◆ Brief ◆
Only the span from the line containing "Convert this chart to Apache ECharts code." down to the line containing "const zip = (xs, ys)" is to be printed, exactly and inclusively, with pictures omitted.

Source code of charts

· · ·

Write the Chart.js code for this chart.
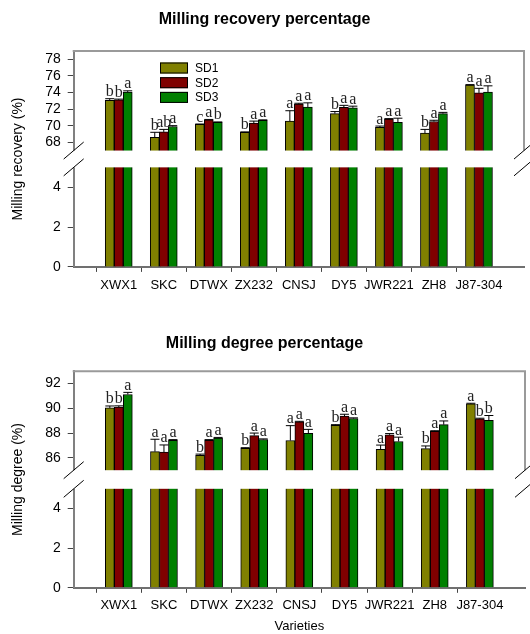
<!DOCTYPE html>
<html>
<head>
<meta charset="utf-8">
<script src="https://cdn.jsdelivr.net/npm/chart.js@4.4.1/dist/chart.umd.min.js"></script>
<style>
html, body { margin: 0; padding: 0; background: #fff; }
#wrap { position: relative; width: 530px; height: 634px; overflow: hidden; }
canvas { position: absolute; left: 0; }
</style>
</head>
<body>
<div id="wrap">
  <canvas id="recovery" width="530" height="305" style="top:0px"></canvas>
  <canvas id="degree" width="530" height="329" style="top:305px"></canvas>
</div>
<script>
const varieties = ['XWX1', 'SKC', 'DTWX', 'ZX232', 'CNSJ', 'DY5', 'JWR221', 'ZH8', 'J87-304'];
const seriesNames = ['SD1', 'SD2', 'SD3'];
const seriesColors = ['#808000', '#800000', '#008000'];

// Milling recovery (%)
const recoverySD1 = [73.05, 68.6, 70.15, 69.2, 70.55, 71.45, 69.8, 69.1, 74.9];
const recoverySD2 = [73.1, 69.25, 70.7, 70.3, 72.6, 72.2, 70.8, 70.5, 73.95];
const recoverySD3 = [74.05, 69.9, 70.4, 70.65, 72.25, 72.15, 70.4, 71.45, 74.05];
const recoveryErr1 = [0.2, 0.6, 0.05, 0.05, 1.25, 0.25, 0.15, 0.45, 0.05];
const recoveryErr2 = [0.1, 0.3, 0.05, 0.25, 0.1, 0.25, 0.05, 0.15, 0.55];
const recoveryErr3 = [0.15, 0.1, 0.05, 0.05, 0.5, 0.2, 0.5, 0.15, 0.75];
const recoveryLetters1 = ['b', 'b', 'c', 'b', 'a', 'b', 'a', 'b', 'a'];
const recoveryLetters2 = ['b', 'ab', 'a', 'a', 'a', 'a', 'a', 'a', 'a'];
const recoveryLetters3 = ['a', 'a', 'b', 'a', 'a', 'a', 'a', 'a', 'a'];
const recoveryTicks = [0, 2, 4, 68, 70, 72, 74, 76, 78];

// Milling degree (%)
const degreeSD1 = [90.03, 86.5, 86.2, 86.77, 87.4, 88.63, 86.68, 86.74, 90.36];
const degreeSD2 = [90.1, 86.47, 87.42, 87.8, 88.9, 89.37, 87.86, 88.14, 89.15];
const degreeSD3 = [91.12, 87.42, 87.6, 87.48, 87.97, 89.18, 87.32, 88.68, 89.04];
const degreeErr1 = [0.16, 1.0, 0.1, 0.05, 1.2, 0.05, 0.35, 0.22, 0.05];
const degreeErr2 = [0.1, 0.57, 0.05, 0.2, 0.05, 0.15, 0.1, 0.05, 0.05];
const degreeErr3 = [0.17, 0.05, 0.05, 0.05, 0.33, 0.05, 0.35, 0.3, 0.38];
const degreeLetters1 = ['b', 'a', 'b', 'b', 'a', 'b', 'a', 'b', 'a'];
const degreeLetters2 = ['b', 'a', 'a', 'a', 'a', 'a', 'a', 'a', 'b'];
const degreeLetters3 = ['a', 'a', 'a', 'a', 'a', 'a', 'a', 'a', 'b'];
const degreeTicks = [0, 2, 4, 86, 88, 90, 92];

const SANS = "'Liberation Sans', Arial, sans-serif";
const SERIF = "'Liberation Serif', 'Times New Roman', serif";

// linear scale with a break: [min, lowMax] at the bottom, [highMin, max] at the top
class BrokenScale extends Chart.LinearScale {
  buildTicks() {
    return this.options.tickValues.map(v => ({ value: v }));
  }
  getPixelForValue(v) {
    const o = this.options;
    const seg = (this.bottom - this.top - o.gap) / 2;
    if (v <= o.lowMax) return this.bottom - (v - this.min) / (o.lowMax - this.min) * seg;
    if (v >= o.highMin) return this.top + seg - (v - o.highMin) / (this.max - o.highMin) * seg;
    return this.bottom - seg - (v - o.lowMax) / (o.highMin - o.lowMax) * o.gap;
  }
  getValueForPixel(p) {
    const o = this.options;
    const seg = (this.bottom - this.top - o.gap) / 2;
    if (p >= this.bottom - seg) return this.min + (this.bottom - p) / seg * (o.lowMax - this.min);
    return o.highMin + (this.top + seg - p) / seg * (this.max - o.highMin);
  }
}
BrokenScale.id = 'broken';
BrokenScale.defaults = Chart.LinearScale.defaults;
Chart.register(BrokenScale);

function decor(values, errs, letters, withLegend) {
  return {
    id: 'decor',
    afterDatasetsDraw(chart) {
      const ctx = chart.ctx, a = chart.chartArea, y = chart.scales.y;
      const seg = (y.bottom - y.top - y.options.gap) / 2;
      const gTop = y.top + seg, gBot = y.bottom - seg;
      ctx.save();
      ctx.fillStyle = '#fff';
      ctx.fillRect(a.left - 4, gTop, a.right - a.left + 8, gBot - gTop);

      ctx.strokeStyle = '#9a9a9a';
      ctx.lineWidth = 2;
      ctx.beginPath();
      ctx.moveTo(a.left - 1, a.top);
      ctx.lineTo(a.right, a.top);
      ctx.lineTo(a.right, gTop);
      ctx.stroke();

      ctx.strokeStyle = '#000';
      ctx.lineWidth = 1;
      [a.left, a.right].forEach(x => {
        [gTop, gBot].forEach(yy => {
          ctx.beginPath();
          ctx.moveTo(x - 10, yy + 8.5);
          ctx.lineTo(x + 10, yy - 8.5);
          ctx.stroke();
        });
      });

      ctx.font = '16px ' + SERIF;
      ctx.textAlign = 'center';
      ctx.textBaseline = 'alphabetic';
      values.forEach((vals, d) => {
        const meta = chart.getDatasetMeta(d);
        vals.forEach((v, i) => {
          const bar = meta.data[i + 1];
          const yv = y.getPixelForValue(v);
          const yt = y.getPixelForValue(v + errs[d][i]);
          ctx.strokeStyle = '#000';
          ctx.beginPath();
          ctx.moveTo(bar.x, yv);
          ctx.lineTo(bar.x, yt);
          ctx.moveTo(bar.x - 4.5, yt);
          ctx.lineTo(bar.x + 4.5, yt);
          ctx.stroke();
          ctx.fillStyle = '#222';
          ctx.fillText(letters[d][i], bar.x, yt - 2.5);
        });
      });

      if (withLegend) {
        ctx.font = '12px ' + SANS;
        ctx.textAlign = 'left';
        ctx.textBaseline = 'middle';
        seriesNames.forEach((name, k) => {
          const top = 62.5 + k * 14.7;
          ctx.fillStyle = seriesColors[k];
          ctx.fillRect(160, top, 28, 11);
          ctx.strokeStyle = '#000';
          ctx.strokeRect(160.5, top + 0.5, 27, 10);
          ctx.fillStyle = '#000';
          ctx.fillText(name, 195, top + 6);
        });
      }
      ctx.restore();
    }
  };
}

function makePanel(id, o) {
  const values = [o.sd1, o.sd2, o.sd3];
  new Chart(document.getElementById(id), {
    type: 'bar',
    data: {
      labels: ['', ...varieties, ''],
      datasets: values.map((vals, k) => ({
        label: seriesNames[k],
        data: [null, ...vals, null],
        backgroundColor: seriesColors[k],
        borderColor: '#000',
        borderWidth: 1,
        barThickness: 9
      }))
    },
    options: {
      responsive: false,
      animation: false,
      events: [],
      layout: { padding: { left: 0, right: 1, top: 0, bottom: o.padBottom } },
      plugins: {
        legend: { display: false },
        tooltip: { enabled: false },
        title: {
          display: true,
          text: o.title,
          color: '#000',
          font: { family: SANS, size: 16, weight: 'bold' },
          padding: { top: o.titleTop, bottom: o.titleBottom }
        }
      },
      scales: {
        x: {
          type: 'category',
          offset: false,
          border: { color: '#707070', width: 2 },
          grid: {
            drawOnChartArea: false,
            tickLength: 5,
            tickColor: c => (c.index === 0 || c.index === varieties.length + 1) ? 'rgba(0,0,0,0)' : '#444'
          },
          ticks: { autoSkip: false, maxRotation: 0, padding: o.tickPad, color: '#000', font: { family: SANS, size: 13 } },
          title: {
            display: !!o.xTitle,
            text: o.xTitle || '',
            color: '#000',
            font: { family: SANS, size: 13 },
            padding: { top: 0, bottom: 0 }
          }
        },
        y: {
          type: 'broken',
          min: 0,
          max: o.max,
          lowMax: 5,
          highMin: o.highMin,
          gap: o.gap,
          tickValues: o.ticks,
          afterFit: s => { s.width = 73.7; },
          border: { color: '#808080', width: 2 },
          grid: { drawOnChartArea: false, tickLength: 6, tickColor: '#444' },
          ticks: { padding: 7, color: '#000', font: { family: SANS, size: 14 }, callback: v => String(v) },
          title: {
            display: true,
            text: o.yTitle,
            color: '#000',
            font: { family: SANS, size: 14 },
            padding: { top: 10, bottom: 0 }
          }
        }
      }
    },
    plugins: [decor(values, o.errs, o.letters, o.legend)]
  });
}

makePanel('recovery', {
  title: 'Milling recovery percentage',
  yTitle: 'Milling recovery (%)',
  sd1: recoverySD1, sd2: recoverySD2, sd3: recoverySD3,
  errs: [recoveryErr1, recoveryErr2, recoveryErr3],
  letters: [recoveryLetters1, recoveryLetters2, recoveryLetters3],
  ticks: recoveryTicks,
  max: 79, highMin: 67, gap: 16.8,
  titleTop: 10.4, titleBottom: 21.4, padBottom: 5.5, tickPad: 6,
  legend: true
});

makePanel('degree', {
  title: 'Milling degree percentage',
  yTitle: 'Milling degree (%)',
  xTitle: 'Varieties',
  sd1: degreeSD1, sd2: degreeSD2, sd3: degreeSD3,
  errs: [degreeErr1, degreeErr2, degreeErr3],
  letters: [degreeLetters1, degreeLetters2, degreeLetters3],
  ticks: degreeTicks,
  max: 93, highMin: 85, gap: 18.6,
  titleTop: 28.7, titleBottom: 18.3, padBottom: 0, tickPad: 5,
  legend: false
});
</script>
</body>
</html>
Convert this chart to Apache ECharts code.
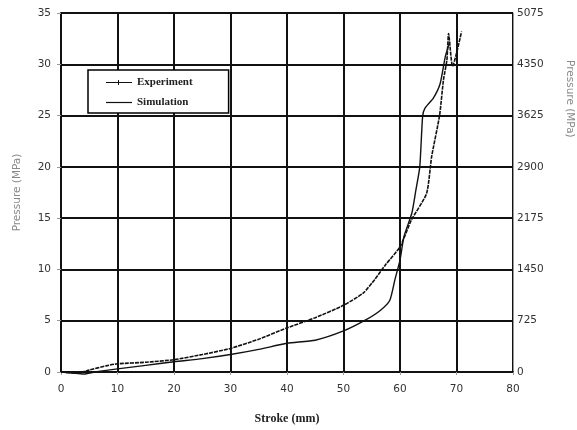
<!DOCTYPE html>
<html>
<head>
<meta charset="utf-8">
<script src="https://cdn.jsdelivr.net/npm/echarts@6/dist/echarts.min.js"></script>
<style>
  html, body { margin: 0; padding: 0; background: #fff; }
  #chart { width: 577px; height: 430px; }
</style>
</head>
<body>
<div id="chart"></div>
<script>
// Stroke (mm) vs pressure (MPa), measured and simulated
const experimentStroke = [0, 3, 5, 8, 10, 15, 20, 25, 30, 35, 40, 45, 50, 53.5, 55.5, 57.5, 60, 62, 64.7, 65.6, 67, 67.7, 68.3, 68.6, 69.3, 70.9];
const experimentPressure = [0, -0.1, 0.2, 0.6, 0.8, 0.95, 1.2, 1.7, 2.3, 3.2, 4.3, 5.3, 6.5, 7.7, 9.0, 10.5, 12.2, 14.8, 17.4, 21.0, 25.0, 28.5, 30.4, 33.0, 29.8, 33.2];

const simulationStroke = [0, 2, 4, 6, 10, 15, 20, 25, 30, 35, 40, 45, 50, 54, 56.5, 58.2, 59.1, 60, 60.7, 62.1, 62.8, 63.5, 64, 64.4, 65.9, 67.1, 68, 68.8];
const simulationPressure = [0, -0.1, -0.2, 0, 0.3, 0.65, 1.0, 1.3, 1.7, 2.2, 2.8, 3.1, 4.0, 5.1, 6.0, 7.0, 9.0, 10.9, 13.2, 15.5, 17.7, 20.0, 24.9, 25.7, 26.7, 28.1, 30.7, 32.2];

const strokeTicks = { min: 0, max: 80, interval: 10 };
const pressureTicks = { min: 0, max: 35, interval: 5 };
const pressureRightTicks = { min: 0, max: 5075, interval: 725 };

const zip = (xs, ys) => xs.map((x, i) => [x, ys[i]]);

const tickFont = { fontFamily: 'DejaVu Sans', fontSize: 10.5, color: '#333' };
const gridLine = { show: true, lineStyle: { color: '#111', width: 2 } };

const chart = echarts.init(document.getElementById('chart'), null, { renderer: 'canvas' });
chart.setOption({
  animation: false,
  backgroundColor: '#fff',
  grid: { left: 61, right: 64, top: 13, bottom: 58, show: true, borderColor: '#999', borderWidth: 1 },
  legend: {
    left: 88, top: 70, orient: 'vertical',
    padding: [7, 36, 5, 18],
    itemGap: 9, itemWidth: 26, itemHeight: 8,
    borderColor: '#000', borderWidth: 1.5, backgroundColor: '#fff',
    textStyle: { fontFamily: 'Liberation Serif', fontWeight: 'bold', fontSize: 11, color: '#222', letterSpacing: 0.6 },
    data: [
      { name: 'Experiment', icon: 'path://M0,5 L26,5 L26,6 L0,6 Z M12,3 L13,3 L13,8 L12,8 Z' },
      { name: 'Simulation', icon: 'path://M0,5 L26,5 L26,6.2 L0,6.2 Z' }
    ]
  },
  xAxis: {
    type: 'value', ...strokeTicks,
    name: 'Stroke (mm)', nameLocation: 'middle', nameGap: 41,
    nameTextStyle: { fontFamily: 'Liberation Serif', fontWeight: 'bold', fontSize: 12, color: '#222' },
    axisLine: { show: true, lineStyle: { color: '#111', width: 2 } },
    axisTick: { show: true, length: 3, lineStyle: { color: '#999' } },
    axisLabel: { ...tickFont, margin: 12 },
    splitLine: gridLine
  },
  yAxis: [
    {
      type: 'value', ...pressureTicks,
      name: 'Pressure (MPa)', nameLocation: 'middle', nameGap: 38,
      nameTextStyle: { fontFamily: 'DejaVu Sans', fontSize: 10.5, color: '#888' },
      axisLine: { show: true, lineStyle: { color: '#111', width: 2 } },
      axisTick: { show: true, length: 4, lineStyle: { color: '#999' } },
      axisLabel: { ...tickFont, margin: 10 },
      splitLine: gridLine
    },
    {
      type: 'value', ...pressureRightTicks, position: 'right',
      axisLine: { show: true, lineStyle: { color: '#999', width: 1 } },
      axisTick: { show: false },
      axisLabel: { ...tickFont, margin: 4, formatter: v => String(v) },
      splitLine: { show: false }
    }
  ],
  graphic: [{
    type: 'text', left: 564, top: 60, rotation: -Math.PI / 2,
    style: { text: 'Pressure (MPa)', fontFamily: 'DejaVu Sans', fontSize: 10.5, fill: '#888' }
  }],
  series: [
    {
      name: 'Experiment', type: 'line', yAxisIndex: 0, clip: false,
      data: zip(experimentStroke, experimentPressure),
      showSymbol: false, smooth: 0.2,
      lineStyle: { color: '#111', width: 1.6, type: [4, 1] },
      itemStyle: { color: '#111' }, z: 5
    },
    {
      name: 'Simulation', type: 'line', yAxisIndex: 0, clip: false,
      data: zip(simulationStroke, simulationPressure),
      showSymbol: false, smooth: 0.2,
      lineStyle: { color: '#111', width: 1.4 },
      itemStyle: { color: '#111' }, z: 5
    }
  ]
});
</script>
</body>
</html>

· · ·

◆ Written answer ◆
Convert this chart to Apache ECharts code.
<!DOCTYPE html>
<html>
<head>
<meta charset="utf-8">
<script src="https://cdn.jsdelivr.net/npm/echarts@6/dist/echarts.min.js"></script>
<style>
  html, body { margin: 0; padding: 0; background: #fff; }
  #chart { width: 577px; height: 430px; }
</style>
</head>
<body>
<div id="chart"></div>
<script>
// Stroke (mm) vs pressure (MPa), measured and simulated
const experimentStroke = [0, 3, 5, 8, 10, 15, 20, 25, 30, 35, 40, 45, 50, 53.5, 55.5, 57.5, 60, 62, 64.7, 65.6, 67, 67.7, 68.3, 68.6, 69.3, 70.9];
const experimentPressure = [0, -0.1, 0.2, 0.6, 0.8, 0.95, 1.2, 1.7, 2.3, 3.2, 4.3, 5.3, 6.5, 7.7, 9.0, 10.5, 12.2, 14.8, 17.4, 21.0, 25.0, 28.5, 30.4, 33.0, 29.8, 33.2];

const simulationStroke = [0, 2, 4, 6, 10, 15, 20, 25, 30, 35, 40, 45, 50, 54, 56.5, 58.2, 59.1, 60, 60.7, 62.1, 62.8, 63.5, 64, 64.4, 65.9, 67.1, 68, 68.8];
const simulationPressure = [0, -0.1, -0.2, 0, 0.3, 0.65, 1.0, 1.3, 1.7, 2.2, 2.8, 3.1, 4.0, 5.1, 6.0, 7.0, 9.0, 10.9, 13.2, 15.5, 17.7, 20.0, 24.9, 25.7, 26.7, 28.1, 30.7, 32.2];

const strokeTicks = { min: 0, max: 80, interval: 10 };
const pressureTicks = { min: 0, max: 35, interval: 5 };
const pressureRightTicks = { min: 0, max: 5075, interval: 725 };

const zip = (xs, ys) => xs.map((x, i) => [x, ys[i]]);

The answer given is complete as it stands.